I think one of the biggest concepts I’m coming to terms with is that I outgrow things… relatively quickly. Well at least in my brain I feel like I do. The other day I was on the phone with my mom I was discussing relationship break ups and I was like:

“I feel like I always come to this point! Like I always get to a point where I feel like I’m growing a different direction than the person I’m with or I outgrow the relationship as a whole.”

Her response? Exactly what I needed to hear, like always. “Why is that a bad thing Case?”

The truth is, there’s no need for a guilt trip for advancing to new beginnings and levels. Sometimes I really question myself because I’m SO good at this. Like damn, will I ever be content with another individual for a long period of time? To grow into each other and not a part? But I think I’ve finally stopped worrying about that because… who cares? I’m realizing that there are SO many other things to be concerned about than that right now. There are SO many other things to be grateful and excited about.

When it comes to balancing my purpose and my work place, I’m still figuring it out day by day but realizing it’s not impossible. Challenging, yes, but not impossible. Because anything is possible. To keep it all the way real with you though, a typical day for me lately has been my alarm going off at 5 AM, me hitting snooze until 5:45 AM, squeezing in a quick 10 minute meditation, getting dressed and heading out for my 45-minute commute to work (guess who can’t wait to move?). This change definitely made me look back on the year that I was a full time entrepreneur and realize I wasn’t taking it as serious as I should have been. Not to not give myself credit for all the hard work I did do but I was sleeping in and hanging out like I had already got to where I wanted to be. Now that my time is limited, my process and time is way more strategic and devoted. I appreciate the change honestly. I was waaaaay too comfortable.

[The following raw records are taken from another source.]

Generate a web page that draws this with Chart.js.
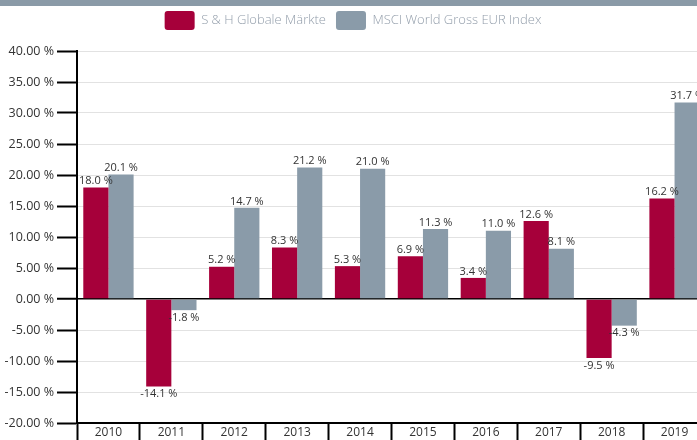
<!DOCTYPE html>
<html>
<head>
<meta charset="utf-8">
<script src="https://cdn.jsdelivr.net/npm/chart.js@4/dist/chart.umd.min.js"></script>
<style>
  html, body { margin: 0; padding: 0; overflow: hidden; background: #fff; width: 697px; height: 440px; }
  #wrap { position: relative; width: 706px; height: 440px; }
  #stripe { position: absolute; left: 0; top: 0; width: 706px; height: 6px; background: #8a9aa7; z-index: 2; }
  canvas { position: absolute; left: 0; top: 0; }
</style>
</head>
<body>
<div id="wrap">
  <div id="stripe"></div>
  <canvas id="c" width="706" height="440"></canvas>
</div>
<script>
const categories = ['2010','2011','2012','2013','2014','2015','2016','2017','2018','2019'];
const seriesNames = ['S & H Globale Märkte', 'MSCI World Gross EUR Index'];
const shValues = [18.0, -14.1, 5.2, 8.3, 5.3, 6.9, 3.4, 12.6, -9.5, 16.2];
const msciValues = [20.1, -1.8, 14.7, 21.2, 21.0, 11.3, 11.0, 8.1, -4.3, 31.7];
const yMin = -20, yMax = 40, yStep = 5;

const RED = '#a6003a';
const GRAY = '#8a9ba9';
const FONT = '"Open Sans", "DejaVu Sans", sans-serif';

const valueLabels = {
  id: 'valueLabels',
  afterDatasetsDraw(chart) {
    const ctx = chart.ctx;
    ctx.save();
    ctx.font = '11px ' + FONT;
    ctx.fillStyle = '#333';
    ctx.textAlign = 'center';
    chart.data.datasets.forEach((ds, di) => {
      const meta = chart.getDatasetMeta(di);
      meta.data.forEach((bar, i) => {
        const v = ds.data[i];
        const txt = v.toFixed(1) + ' %';
        if (v >= 0) {
          ctx.textBaseline = 'bottom';
          ctx.fillText(txt, bar.x, bar.y - 1);
        } else {
          ctx.textBaseline = 'top';
          ctx.fillText(txt, bar.x, bar.y + 2);
        }
      });
    });
    ctx.restore();
  }
};

const legendMover = {
  id: 'legendMover',
  beforeDraw(chart) {
    const lg = chart.legend;
    if (!lg) return;
    lg.top = 1;
  }
};

new Chart(document.getElementById('c'), {
  type: 'bar',
  data: {
    labels: categories,
    datasets: [
      { label: seriesNames[0], data: shValues, backgroundColor: RED, categoryPercentage: 0.8, barPercentage: 1.0 },
      { label: seriesNames[1], data: msciValues, backgroundColor: GRAY, categoryPercentage: 0.8, barPercentage: 1.0 }
    ]
  },
  options: {
    responsive: false,
    animation: false,
    devicePixelRatio: 1,
    layout: { padding: { top: 12, left: 0, right: 0, bottom: 0 } },
    plugins: {
      legend: {
        position: 'top',
        labels: {
          boxWidth: 30,
          boxHeight: 19,
          padding: 10,
          useBorderRadius: true,
          borderRadius: 3,
          color: '#929daa',
          font: { family: FONT, size: 13, weight: '300' }
        }
      },
      tooltip: { enabled: false }
    },
    scales: {
      x: {
        border: { color: '#000', width: 2 },
        grid: {
          offset: true,
          drawOnChartArea: false,
          drawTicks: true,
          tickLength: 17,
          tickColor: '#000',
          tickWidth: 2
        },
        ticks: { color: '#333', font: { family: FONT, size: 12 }, padding: -15 },
        afterFit(scale) { scale.height = 17; }
      },
      y: {
        min: yMin,
        max: yMax,
        border: { color: '#000', width: 2 },
        grid: {
          color: (c) => (c.tick && c.tick.value === 0) ? '#000' : '#e2e2e2',
          lineWidth: (c) => (c.tick && c.tick.value === 0) ? 1.5 : 1,
          tickLength: 20,
          tickColor: '#000',
          tickWidth: 2
        },
        ticks: {
          stepSize: yStep,
          color: '#333',
          padding: 3,
          font: { family: FONT, size: 12.5 },
          callback: (v) => v.toFixed(2) + ' %'
        },
        afterFit(scale) { scale.width = 77; }
      }
    }
  },
  plugins: [valueLabels, legendMover]
});
</script>
</body>
</html>
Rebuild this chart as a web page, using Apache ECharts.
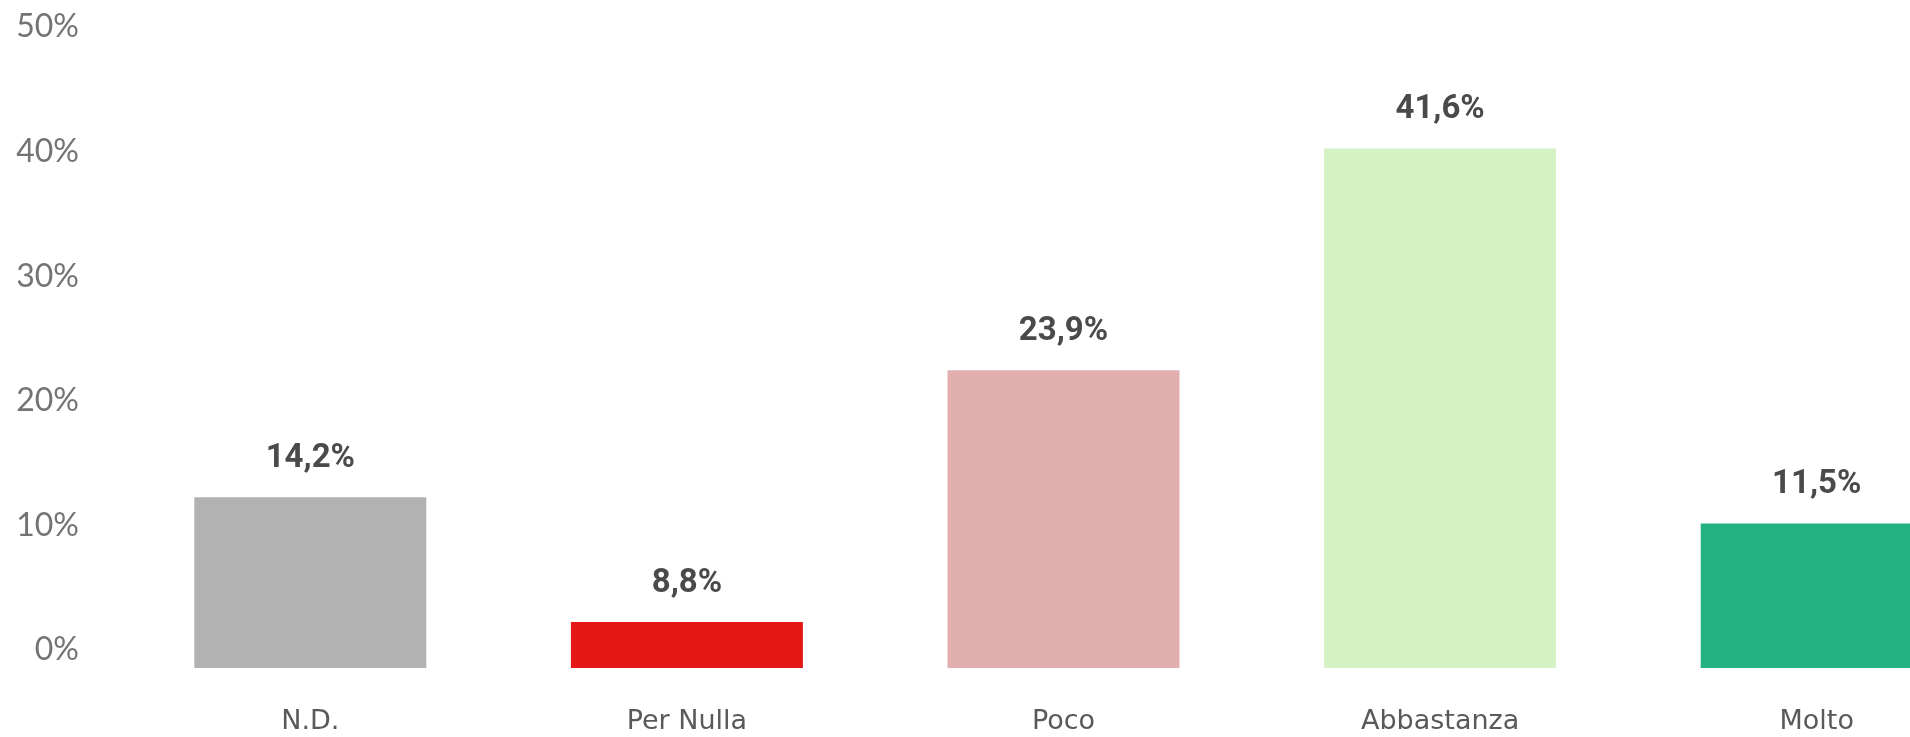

I think transitioning to a high raw diet has honestly made my mindset way more positive than it might’ve been in the past. I’ve become the person with the positive outlook on a negative situation! This is monumental because I tend to be a little pessimistic at times (Hi, I have Capricorn all over my natal chart.) I’ve been training the critic in my head to be a cheerleader daily. You know how EASY it is to be mean to yourself? Challenge yourself. Like literally as soon as you hear yourself coming at yourself, stop. Assess. Breathe through it and change your perspective. By eating foods that literally boost me with energy and vibrations, it transcends externally from me. I challenge you to record your eating habits + moods for a week or two and reflect on them. I promise you that you are what you eat.

All and all, I feel good. Like really really really good. Everyone seems to be so “Omg it’s going to be okay!” towards me and it’s like, man… I know that more than ever right now. I’m so much better than okay.